→ Data in this exercise:
======

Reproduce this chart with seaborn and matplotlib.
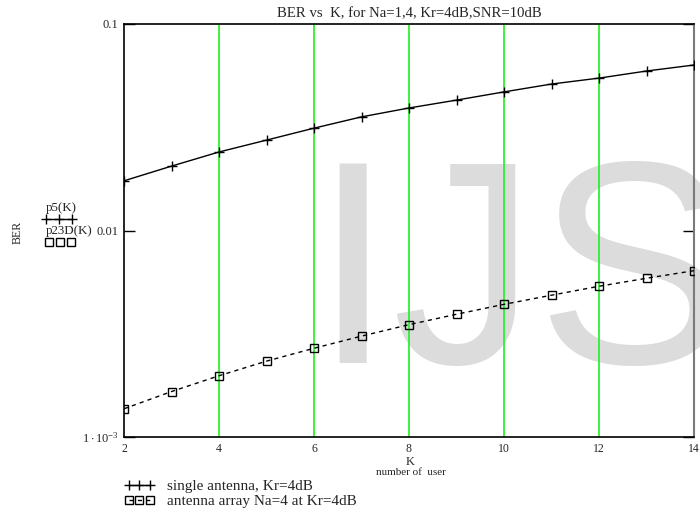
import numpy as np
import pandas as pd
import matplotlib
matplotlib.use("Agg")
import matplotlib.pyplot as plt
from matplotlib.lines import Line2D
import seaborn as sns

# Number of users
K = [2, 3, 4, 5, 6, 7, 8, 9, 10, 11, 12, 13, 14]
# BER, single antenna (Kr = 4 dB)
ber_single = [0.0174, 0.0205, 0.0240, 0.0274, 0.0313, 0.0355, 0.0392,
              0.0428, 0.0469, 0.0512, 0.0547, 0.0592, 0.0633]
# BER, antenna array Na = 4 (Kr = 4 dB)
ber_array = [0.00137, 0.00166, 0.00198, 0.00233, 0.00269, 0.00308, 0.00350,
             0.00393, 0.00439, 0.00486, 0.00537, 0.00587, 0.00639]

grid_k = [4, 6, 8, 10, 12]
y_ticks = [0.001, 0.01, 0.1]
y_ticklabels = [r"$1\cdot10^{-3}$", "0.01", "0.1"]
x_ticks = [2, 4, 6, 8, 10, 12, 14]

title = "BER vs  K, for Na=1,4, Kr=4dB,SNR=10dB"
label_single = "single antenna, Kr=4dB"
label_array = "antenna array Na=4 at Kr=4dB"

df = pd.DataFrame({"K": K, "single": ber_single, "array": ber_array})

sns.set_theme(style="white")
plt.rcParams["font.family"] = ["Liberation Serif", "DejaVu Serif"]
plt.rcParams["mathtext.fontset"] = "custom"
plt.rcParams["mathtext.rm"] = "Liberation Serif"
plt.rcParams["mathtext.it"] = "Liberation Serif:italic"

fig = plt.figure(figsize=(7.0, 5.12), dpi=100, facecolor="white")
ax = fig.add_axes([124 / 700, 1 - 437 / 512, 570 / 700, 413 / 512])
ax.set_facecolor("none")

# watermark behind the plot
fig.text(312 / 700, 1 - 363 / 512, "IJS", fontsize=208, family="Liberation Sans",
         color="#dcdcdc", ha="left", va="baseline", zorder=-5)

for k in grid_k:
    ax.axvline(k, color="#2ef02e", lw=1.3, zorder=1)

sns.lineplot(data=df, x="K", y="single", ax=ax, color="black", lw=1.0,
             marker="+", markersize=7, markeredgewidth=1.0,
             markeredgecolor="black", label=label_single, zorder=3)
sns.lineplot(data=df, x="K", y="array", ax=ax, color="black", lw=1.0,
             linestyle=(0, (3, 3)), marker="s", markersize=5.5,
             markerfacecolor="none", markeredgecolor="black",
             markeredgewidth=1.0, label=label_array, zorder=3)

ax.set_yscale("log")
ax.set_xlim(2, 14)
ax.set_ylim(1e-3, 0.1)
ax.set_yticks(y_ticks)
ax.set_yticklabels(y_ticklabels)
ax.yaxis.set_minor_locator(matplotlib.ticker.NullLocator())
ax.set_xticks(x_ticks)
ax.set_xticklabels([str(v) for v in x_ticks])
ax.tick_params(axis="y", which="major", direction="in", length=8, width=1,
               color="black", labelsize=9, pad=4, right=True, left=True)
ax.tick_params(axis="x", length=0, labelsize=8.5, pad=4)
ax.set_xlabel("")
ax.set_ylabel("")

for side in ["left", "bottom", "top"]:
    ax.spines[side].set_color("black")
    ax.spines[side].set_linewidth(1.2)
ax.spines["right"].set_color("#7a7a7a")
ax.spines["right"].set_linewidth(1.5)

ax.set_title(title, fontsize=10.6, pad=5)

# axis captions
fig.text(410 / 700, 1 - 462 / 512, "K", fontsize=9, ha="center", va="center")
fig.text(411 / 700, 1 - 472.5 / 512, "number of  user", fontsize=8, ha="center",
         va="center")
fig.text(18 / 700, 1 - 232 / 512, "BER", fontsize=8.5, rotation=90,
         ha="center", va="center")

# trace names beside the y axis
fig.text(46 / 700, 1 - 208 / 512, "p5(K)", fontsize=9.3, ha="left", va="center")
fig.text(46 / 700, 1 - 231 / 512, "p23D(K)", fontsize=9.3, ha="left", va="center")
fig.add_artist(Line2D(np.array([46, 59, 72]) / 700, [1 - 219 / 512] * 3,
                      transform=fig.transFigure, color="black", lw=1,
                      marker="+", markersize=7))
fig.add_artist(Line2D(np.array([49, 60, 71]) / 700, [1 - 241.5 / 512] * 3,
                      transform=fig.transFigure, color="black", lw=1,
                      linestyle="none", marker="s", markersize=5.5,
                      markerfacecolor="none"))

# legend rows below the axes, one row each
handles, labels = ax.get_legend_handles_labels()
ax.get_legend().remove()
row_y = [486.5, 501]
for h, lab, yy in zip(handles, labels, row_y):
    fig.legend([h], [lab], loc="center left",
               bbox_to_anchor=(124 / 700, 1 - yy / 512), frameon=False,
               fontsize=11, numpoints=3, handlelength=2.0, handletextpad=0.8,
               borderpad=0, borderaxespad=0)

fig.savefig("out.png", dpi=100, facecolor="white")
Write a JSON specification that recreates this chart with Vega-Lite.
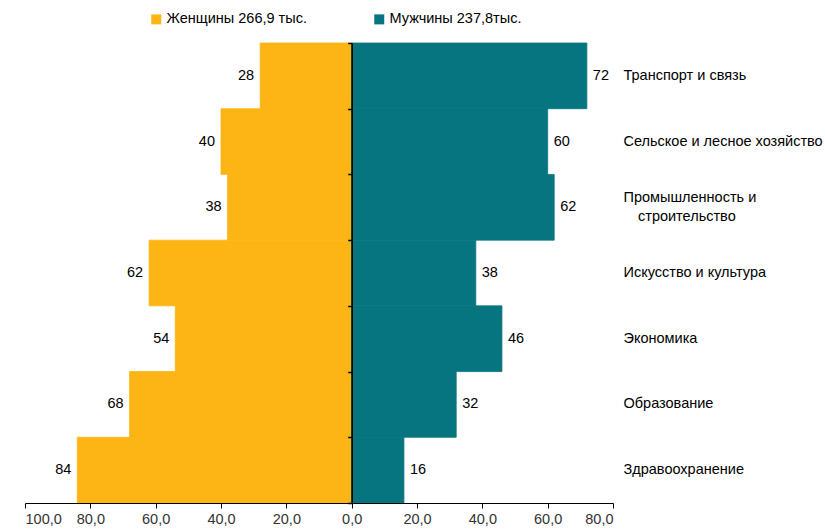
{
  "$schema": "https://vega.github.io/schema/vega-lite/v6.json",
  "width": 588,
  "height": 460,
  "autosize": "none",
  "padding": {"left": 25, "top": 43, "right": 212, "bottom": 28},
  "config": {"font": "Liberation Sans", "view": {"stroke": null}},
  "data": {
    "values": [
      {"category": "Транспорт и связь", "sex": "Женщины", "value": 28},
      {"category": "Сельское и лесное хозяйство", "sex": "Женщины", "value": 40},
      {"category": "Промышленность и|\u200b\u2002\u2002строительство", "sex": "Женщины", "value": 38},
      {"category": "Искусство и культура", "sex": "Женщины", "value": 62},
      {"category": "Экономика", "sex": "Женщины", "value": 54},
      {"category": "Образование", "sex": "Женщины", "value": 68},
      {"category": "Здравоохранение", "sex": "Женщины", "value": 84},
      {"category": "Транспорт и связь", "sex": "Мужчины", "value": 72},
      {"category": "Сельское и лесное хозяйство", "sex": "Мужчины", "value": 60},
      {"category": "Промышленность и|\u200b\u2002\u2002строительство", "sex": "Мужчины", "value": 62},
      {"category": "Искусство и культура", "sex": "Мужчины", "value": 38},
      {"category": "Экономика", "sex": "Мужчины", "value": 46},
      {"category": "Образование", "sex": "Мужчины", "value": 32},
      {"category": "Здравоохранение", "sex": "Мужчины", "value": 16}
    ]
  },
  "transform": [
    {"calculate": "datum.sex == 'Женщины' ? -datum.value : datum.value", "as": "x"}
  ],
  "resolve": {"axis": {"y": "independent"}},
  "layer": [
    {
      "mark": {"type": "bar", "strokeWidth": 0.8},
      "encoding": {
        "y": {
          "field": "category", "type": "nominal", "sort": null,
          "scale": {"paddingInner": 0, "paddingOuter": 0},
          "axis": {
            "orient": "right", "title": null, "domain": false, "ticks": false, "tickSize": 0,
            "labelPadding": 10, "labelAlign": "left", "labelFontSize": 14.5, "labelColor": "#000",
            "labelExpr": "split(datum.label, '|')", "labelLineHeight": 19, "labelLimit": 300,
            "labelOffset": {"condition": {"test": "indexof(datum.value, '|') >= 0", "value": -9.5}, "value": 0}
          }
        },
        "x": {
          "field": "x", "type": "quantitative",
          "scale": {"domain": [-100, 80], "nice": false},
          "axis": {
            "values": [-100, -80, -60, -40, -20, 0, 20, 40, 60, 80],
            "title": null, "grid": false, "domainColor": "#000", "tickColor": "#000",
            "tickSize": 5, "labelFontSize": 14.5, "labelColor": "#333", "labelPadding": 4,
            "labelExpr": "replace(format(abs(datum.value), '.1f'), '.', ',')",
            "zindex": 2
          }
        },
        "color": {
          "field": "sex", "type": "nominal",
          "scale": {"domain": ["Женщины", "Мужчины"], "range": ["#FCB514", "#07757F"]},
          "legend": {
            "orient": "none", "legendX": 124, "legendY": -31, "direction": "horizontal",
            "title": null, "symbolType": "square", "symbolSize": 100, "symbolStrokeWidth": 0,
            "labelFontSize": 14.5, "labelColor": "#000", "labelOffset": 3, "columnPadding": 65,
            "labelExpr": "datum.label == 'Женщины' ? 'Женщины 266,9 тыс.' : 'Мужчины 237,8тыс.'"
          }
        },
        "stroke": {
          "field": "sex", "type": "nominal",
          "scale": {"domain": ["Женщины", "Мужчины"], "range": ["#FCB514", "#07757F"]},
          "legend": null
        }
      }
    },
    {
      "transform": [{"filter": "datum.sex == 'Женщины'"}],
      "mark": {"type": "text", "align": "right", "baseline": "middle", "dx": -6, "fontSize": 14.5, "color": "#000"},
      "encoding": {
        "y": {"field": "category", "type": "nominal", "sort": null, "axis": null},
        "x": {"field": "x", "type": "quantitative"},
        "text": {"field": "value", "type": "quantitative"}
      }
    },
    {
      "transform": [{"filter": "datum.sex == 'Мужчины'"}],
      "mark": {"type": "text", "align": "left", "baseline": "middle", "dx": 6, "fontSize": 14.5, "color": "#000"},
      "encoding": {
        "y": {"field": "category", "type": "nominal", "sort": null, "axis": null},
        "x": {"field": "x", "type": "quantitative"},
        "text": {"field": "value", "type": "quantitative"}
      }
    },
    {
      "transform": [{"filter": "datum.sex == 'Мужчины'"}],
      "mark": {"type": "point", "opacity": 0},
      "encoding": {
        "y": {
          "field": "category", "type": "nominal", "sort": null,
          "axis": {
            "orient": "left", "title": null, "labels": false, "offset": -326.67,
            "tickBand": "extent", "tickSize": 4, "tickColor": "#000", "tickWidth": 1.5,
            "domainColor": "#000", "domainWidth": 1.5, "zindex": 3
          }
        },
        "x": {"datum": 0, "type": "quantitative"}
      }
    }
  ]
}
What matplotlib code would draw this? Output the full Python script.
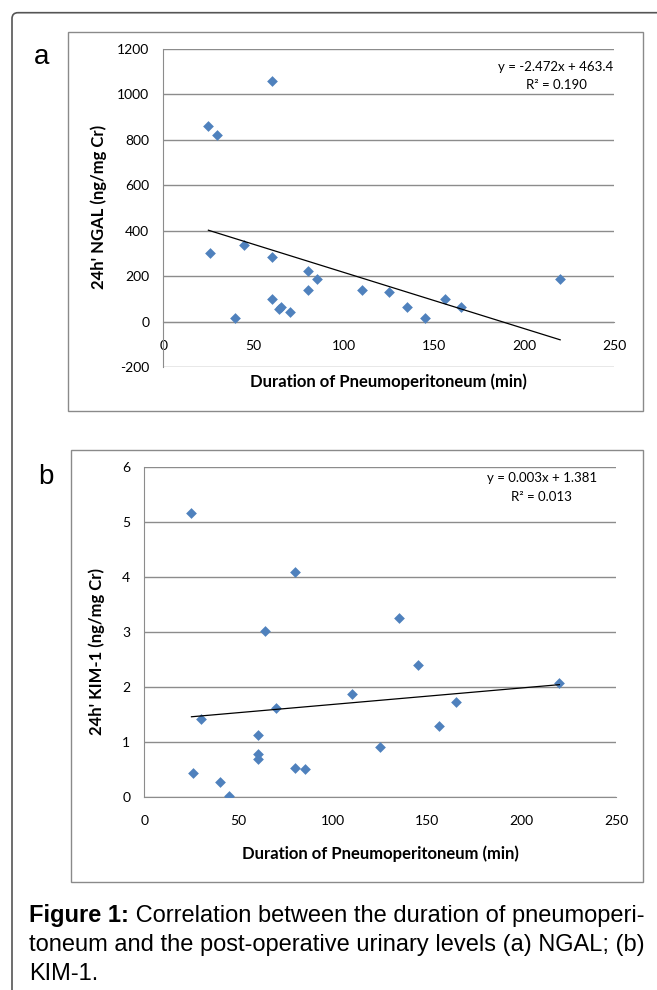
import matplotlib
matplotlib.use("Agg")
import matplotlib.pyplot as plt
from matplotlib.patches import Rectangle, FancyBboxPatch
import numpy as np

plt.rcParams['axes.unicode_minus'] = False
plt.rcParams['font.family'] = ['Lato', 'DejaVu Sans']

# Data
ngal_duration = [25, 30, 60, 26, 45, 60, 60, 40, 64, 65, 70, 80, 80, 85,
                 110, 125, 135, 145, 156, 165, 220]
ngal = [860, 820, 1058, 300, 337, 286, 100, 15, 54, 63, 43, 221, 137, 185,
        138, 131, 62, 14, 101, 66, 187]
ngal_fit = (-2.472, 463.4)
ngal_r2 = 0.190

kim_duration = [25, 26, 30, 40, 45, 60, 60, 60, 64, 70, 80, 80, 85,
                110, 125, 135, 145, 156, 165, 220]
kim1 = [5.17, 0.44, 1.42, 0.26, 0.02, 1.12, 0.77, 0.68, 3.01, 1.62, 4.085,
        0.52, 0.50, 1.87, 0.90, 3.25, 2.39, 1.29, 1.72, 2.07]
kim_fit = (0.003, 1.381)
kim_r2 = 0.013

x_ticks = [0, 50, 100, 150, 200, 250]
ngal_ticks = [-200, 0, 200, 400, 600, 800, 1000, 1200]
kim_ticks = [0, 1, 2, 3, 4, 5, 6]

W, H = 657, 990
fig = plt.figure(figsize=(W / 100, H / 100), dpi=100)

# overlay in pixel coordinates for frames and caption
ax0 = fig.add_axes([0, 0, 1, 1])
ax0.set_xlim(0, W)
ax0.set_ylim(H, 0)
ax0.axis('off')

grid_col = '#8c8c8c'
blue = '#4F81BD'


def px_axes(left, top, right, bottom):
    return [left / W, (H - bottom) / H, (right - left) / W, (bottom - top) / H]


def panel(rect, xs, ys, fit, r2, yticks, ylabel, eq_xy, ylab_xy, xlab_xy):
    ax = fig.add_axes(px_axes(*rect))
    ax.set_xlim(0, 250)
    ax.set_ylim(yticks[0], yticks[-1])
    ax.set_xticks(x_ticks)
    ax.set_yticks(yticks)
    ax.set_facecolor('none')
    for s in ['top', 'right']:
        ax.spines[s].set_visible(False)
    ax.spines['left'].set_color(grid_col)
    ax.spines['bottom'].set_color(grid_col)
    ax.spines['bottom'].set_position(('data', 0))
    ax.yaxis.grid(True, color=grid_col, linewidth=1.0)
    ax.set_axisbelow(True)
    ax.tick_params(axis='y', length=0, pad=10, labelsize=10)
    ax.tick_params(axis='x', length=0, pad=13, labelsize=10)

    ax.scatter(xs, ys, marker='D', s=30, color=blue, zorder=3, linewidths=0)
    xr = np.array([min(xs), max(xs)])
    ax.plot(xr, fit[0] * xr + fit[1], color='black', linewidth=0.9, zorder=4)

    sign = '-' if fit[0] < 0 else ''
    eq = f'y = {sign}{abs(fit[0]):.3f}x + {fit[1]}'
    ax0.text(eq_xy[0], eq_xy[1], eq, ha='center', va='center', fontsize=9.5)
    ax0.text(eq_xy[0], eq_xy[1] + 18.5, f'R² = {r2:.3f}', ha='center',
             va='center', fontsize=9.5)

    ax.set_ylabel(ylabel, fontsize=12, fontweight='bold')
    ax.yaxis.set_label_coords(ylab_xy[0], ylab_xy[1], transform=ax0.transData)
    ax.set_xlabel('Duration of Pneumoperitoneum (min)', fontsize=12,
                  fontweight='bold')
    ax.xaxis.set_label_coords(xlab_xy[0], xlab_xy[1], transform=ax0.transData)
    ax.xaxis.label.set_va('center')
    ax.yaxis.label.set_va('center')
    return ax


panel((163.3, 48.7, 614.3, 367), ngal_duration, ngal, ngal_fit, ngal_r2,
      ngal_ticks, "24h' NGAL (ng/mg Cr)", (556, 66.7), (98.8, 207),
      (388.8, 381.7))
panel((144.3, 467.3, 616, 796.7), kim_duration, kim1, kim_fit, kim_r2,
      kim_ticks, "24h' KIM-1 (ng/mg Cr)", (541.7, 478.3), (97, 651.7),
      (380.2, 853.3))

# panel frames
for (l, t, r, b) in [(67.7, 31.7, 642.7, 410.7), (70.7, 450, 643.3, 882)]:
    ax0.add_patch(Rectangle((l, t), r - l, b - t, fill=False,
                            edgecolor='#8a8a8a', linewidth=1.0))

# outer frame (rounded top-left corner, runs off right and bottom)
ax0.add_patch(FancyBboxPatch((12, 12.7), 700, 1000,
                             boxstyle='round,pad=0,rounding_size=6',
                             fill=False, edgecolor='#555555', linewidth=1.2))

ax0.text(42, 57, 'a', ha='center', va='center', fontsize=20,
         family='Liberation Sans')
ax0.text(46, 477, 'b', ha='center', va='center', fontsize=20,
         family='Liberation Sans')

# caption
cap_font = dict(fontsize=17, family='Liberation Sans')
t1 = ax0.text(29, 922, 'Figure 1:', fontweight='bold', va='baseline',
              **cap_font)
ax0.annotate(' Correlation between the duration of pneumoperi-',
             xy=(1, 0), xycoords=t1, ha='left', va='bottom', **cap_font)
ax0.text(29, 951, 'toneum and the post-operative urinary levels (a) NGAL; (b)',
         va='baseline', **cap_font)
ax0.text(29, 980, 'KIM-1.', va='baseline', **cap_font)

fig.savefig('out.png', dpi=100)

======

→ Given problem: Leave out any pictures, please, and quote only the lines from the top of the data through the line that contains "import seaborn as sns".

→ Written answer:
Reproduce this chart with seaborn and matplotlib.
import numpy as np
import pandas as pd
import matplotlib
matplotlib.use("Agg")
import matplotlib.pyplot as plt
from matplotlib.lines import Line2D
import seaborn as sns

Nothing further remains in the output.